The juxtaposition of the two movies could not have been more different.
Deciding to stay current with my now adult children, I (Linda) offered to watch the extended version of The Lord of the Rings. This has all the details, the blood, the gore, the Orcs, the wizards, elves, and whatevers that I don’t even know what to call. Everyone is special and has special powers, and in many ways, no one is special, no one seems to have more power than the evil everywhere.
After an implausible avalanche buries the team on a mountain cliff, Frodo leads the “Fellowship” to the inner mountain caves where still more evil prevails. A wild battle scene ends with a surly snake entangling even the best of the lot, Gandolf (I think that is his name). He’s thrown somewhere and everyone is crying. At least the little Hobbits from the shire (I think that’s right).

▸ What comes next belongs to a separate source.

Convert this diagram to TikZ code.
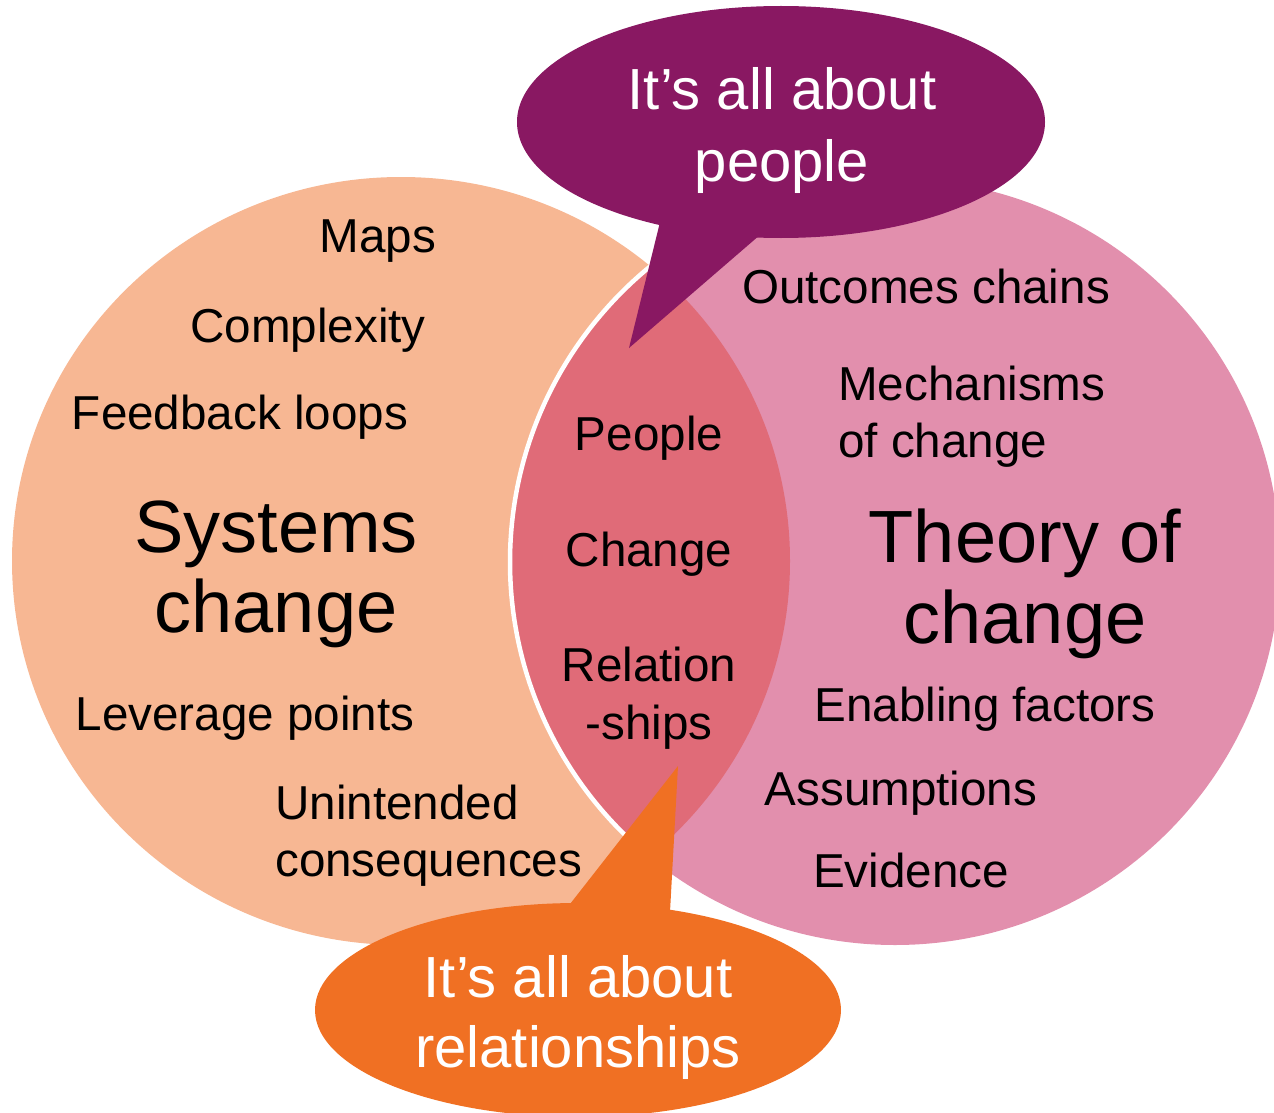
\documentclass[tikz,border=0pt]{standalone}
\usepackage{fontspec}
\setmainfont{Liberation Sans}
\definecolor{peach}{HTML}{F7B793}
\definecolor{rosy}{HTML}{E28FAD}
\definecolor{lensc}{HTML}{E06B78}
\definecolor{plum}{HTML}{891862}
\definecolor{tang}{HTML}{F07023}
\begin{document}
\begin{tikzpicture}[x=1pt,y=-1pt,
  lbl/.style={inner sep=0pt, anchor=base, font=\fontsize{47.6}{57}\selectfont},
  lbll/.style={inner sep=0pt, anchor=base west, font=\fontsize{47.6}{57}\selectfont},
  big/.style={inner sep=0pt, anchor=base, font=\fontsize{74}{80}\selectfont},
  call/.style={inner sep=0pt, anchor=base, text=white, font=\fontsize{58}{68}\selectfont}]
\useasboundingbox (0,0) rectangle (1274,1113);
% circles
\fill[peach] (401,561) ellipse [x radius=389, y radius=384];
\fill[rosy] (895,562) ellipse [x radius=385, y radius=383];
\begin{scope}
  \clip (401,561) ellipse [x radius=389, y radius=384];
  \fill[lensc] (895,562) ellipse [x radius=385, y radius=383];
  \draw[white, line width=4.5] (895,562) ellipse [x radius=385, y radius=383];
\end{scope}
% callouts
\fill[plum] (662,214) -- (629,348) -- (768,228) -- cycle;
\fill[plum] (781,122) ellipse [x radius=264, y radius=116];
\fill[tang] (563,913) -- (678,766) -- (669,930) -- cycle;
\fill[tang] (578,1010) ellipse [x radius=263, y radius=107];
% left texts
\node[lbl] (maps) at (378,252) {Maps};
\node[lbl] (cplx) at (308,342) {Complexity};
\node[lbl] (fbl) at (240,429) {Feedback loops};
\node[big] (sys1) at (276,552) {Systems};
\node[big] (sys2) at (276,632) {change};
\node[lbl] (lev) at (245,730) {Leverage points};
\node[lbll] (un1) at (275,819) {Unintended};
\node[lbll] (un2) at (275,876) {consequences};
% middle texts
\node[lbl] (ppl) at (649,450) {People};
\node[lbl] (chg) at (649,566) {Change};
\node[lbl] (rel1) at (649,681) {Relation};
\node[lbl] (rel2) at (649,739) {-ships};
% right texts
\node[lbl] (oc) at (926,303) {Outcomes chains};
\node[lbll] (mec1) at (838,400) {Mechanisms};
\node[lbll] (mec2) at (838,457) {of change};
\node[big] (toc1) at (1025,562) {Theory of};
\node[big] (toc2) at (1025,643) {change};
\node[lbl] (enf) at (985,721) {Enabling factors};
\node[lbl] (asm) at (901,805) {Assumptions};
\node[lbl] (evd) at (911,887) {Evidence};
% callout texts
\node[call] (pc1) at (782,110) {It’s all about};
\node[call] (pc2) at (782,181) {people};
\node[call] (oc1) at (578,997) {It’s all about};
\node[call] (oc2) at (578,1067) {relationships};
\end{tikzpicture}
\end{document}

At this point, a white-haired, soft-voiced elf-lady speaks to the little leader, Frodo, with strong reassurance: Frodo must carry the ring to its ultimate destination. This ring of power must be carried by someone who isn’t eagerly egoistic to do so.
All this intensity begged for lighter fare. Being a wintry night, we changed the channel to When Calls the Heart. The two genres could not have been more different. Nothing is subtle, overacting and clear speech is the art of these fine portrayers.
The main character, Elizabeth, is now an eligible young widow. But her dear friend, Rosemary, also prompts her: you have a purpose to fulfill. The calling on her life is hers alone.
Two extremely different movies. Two genres, one leading toward war and the battle; one leading toward love and the heart.
Behind all stories is a script writer. But the stories of our lives are also led forward by a grand Script Writer. There is a Master purpose for each of our lives, fulfilled only as we listen for the one Voice that speaks into our own unique calling. And from this calling, each of us must repeatedly choose, whether in battle or in love, to follow His calling.
The apostle Paul understood how easy it was to be both intimidated by evil and distracted by other loves, when he writes to his young protégé Timothy:
“But you, be sober in all things, endure hardship, do the work of an evangelist, fulfill your ministry.” (2 Tim 4:5)
As we begin a new year, what’s your purpose or calling? How is this backed up by your gifts, training (or lack of it), and life experiences? Where does a lofty goal now need action plans (yes, even in the midst of this virus)? What next steps do you need to take? What courage will be needed to fulfill your ministry? What endurance to carry it forward?
If Heritage can help you grow up into Him, or equip you for specific service, it’s not too late to sign up for an online course this winter.
Just to note, we rarely watch film media. But in this lockdown, and these wintry nights, we have been blessed by excellent worship concerts, and the occasional story on film.